Son père est sculpteur. Il sculpte ces ancestrales croix arméniennes, il façonne la pierre, la touche, la travaille, lui donne vie et histoire. Lui et sa famille se trouvent, sous nos yeux, comme cette pierre façonnée en forme de croix. Sous une éclatante lumière d’automne, nous le voyons travailler, puis, jetant un regard dans son atelier, nous l’entendons dire doucement : « Ça sert à quoi tout ça ? Si Soghomon revient, tout ça prendra un sens ». Le visage de ce père nous est révélé tout au long du film : un père aimant, déchiré par la perte de l’être aimé. La douleur creuse le visage de cet homme rempli de tendresse et de douceur, qui s’adresse à sa fille en disant : « Je suis perdu, je ne sais plus ce que je dis. C’est ma peur qui parle, ce n’est pas volontaire. J’ai passé toute ma vie à chercher le bonheur à travers vous, pour pouvoir fermer les yeux en paix et tout voir fleurir autour de moi ; vous voir grandir, vous élever, voir mes enfants et petits-enfants s’épanouir. Alors le malheur arrive et vient tout réduire à néant. Tu comprends, ma vie n’aura servi à rien, tous mes rêves, tout ce pour quoi j’ai vécu. Quelle force me reste-t-il ? ». À d’autres moments, nous le voyons lever les bras. Sa fille saisit l’instant avec sa caméra et lui demande « Tu faisais quoi papa ? » Et lui de répondre : « je priais ».

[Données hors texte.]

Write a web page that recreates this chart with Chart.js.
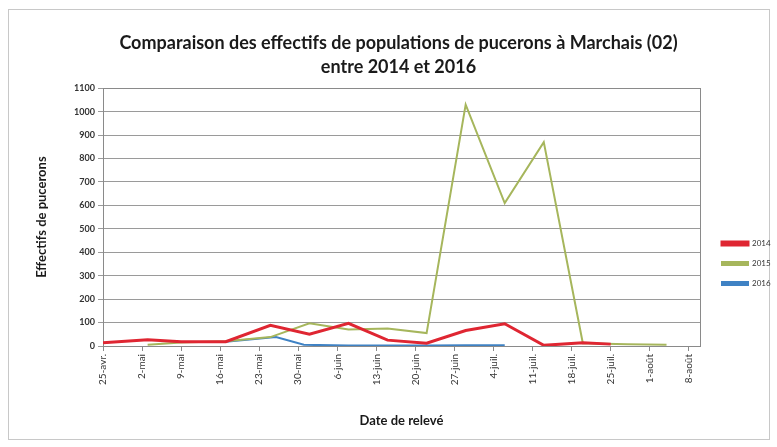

Des moments de prières douloureuses, silencieuses, les lamentations de la mère et son espérance en l’intercession du ciel transpercent l’écran tout au long du documentaire : « Je te prie de nous ramener notre Soghomon. Notre Père qui est aux cieux… » : son amour surpasse l’insupportable douleur de la disparition. Des moments de poésie aussi jalonnent ce film : alors qu’un oiseau se trouve coincé à l’intérieur d’une maison, le père de Shoghakat l’attrape, le caresse longuement avant de le relâcher par la fenêtre.
Puis, un appel annonce aux parents que le corps de Soghomon, a été trouvé mort. Shoghakat va trouver ses parents dans leur chambre. Son père la regarde, et lui dit, la voix étranglée par les larmes : « Qu’est-ce qu’il y a ma chérie ? », n’osant lui dire l’atroce nouvelle ; mais Shoghakat sait. Et il lui dit doucement ces mots « je sais », qui sont aussitôt couvert par les mots de son père : « je t’aime. Je porterai ta douleur pour toi ». Sa mère, saisie de douleur, confie son fils : « Sainte Mère de Dieu, occupe-toi de Soghomon comme une Mère, mes biens aimés saints. Oh Soghomon, je mourrais pour toi ».
Ce film documentaire, d’une rare beauté, empli de douleur et de tendresse, d’humour parfois, ainsi que de poésie au cœur du drame, crie la vérité sur la guerre, et nous saisit par une vérité plus grande encore : celle de l’amour.